Rees Jones’ First Asian Course to Debut Next Year
The 27-hole Yunling Golf & Spa Resort, the first new course in Asia for Rees Jones, will open in 2011. Located in the interior of southwest China in Yunnan Province, the 27-hole club is situated on the outskirts of Kunming, known as the “City of Eternal Spring” for its mild year-round temperatures despite its location at nearly 7,000 feet above sea level.
The facility’s first 18 will be seeded in October 2010, with a soft opening slated for summer 2011, after which the third nine will be built. The 27-hole facility will feature a mix of open and wooded holes plus an elevation change of nearly 600 feet. The facility will operate as a private member’s club with resort guest access.
“We are blessed with a great site and a client who is committed to doing a first-class job,” said Greg Muirhead, senior vice president at Rees Jones, Inc.
Muirhead noted that two-thirds of the Yunling site is open. Holes 1 through 9 and 19 through 27 occupy rolling, generally treeless terrain, while the holes 10 through 18 will be carved from a mixed forest of conifers and deciduous trees. There are also prominent rock outcrops on site that have been incorporated into the design of the course.
“We’ve emphasized to the developer that we can accentuate the site’s natural diversity with our overall design,” Muirhead said. The first nine, Muirhead said, occupies the lower portion of the property, but still offers panoramic views of Yangzonghai Lake, a fjord-like body of water. The second and third nines – one wooded, one open – occupy the site’s high points to offer 360-degree views of the region.
“The most memorable golf courses generally have the most natural variety,” Muirhead added. “Yunling’s natural diversity is a real asset that other golf courses in the area don’t have. The site’s topographic and vegetative variety can really work in our favor.”
Muirhead said the Chinese development team behind Yunling Golf & Spa Resort visited the U.S. to tour a variety of Rees Jones-designed courses before construction began. “The developers want a championship-caliber course that can attract major tournaments, and that’s what we’re building, but we wanted them to see first-hand a variety of design styles at public, private and resort facilities in a variety of environments, including open, wooded, flat and hilly locations,” he explained.
For his part, Jones said of the esteemed Kunming project, “We’re delighted to be working with a great development team to create a flexible course that will present a fair examination to the game’s best players while at the same time offering an enjoyable golf experience for all.” He added that the firm’s experience building versatile and playable courses that can double as tournament venues will stand it in good stead on the rugged site.

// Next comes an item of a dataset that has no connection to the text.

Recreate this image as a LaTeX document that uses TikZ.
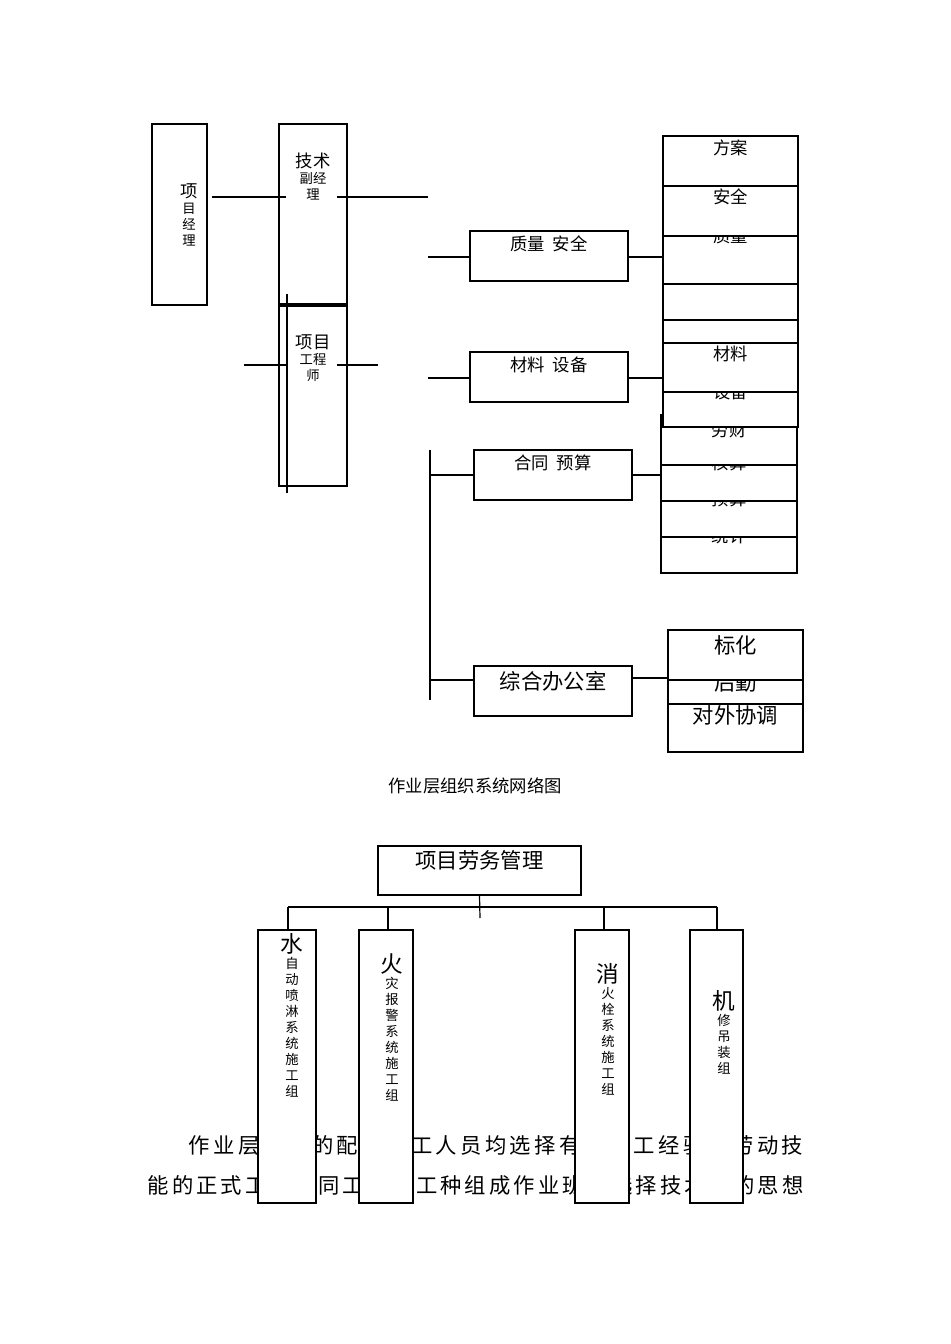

“We’re trying to make the golf course at Yunling visually dramatic and exciting,” Jones said. “The Asian culture is very keen on aesthetics and the overall relationship with the landscape. Water, for example, is a highly regarded element in Chinese culture. Our concept is to create water features that fit the landscape. We’re creating ponds and other water features, both for strategic and aesthetic purposes, where they would appear naturally, in existing low areas. They’ll also be visible from the club’s surrounding residential area.”
At more than a mile above sea level, Muirhead explained that Yunling presents its own unique set of design challenges. “On the highest elevation holes where wind will be a major factor, we’ve made the fairways wider and the greens slightly larger, with adjacent ‘saving’ features,” he said. The facility will feature bentgrass tees, greens and fairways. The primary rough is bluegrass. The second band of rough is a blend of fescue grasses. Out-of-play areas will be planted with creeping lovegrass to provide a different visual texture.
Muirhead said the layout incorporates state-of-the-art construction materials and techniques, including both drainage and irrigation infrastructure. For example, all fairways and roughs have been sand-capped to promote excellent drainage and provide a superior growing medium for the turf. The greens, which will be built to USGA specifications, will be of various sizes, elevations and shapes. “The idea is make them all unique and receptive,” Muirhead explained.
“We’ve learned that many Asian golfers equate ‘quality’ golf with course difficulty,” Jones stated. “We’re trying to balance the expectations of Asian golfers with the realities of what we’ve learned over the years about across-the-board playability. In order to attract and retain new golfers in China, it’s important these new courses are playable and enjoyable for beginning and intermediate players.